Why are SLOs and SLIs important for monitoring?
Service Level Indicators (SLIs) are the specific, measurable metrics of your service’s performance (e.g., latency, error rate). Service Level Objectives (SLOs) are the target values for those SLIs (e.g., 99.9% availability). They are critical because they define what “healthy” means from a user’s perspective, provide clear targets for engineering teams, and help prioritize incidents based on actual user impact rather than just technical severity.
How often should I review my monitoring alerts?
You should review your monitoring alerts at least quarterly. This ensures that alerts remain relevant, thresholds are appropriate for current system behavior, and alert fatigue is minimized.
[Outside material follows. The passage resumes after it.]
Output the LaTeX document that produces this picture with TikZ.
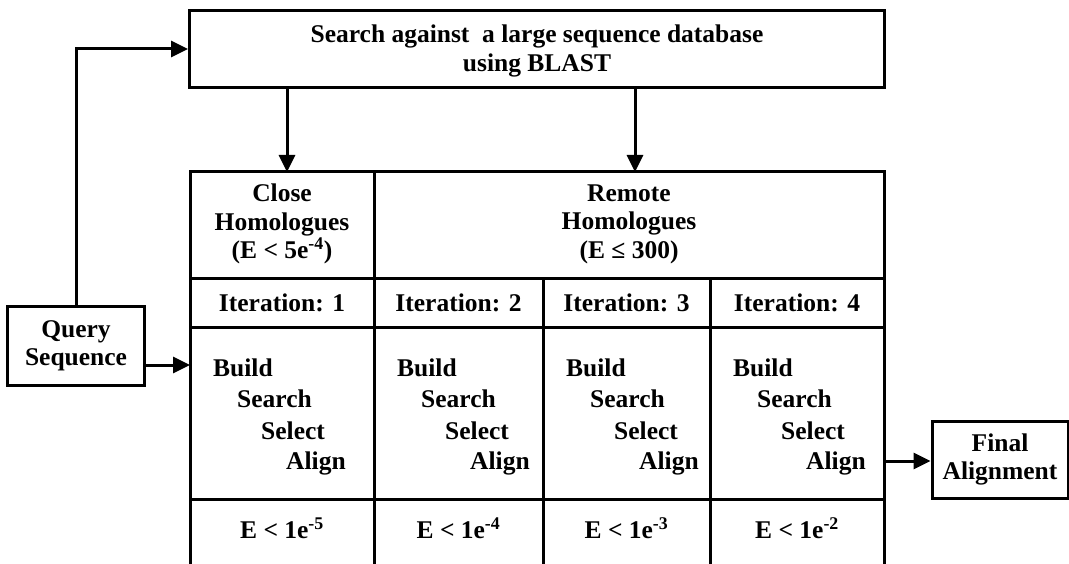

Regular reviews help remove outdated alerts, refine existing ones, and create new alerts for recently deployed features or changed system architectures.
Can Datadog help with cloud cost management?
Yes, Datadog offers Cloud Cost Management capabilities. It allows you to monitor and analyze your cloud spend across various providers (AWS, Azure, Google Cloud) by correlating cost data with your infrastructure and application metrics. This helps identify underutilized resources, optimize spending, and forecast future costs, providing valuable insights into your cloud financial operations.
What is “shift-left monitoring”?
Shift-left monitoring is the practice of integrating monitoring and observability considerations earlier in the software development lifecycle. Instead of waiting until deployment to production, developers are encouraged to instrument their code, define metrics, and consider alerting strategies during the design and development phases. This proactive approach helps catch potential issues earlier, reducing the cost and effort of fixing them.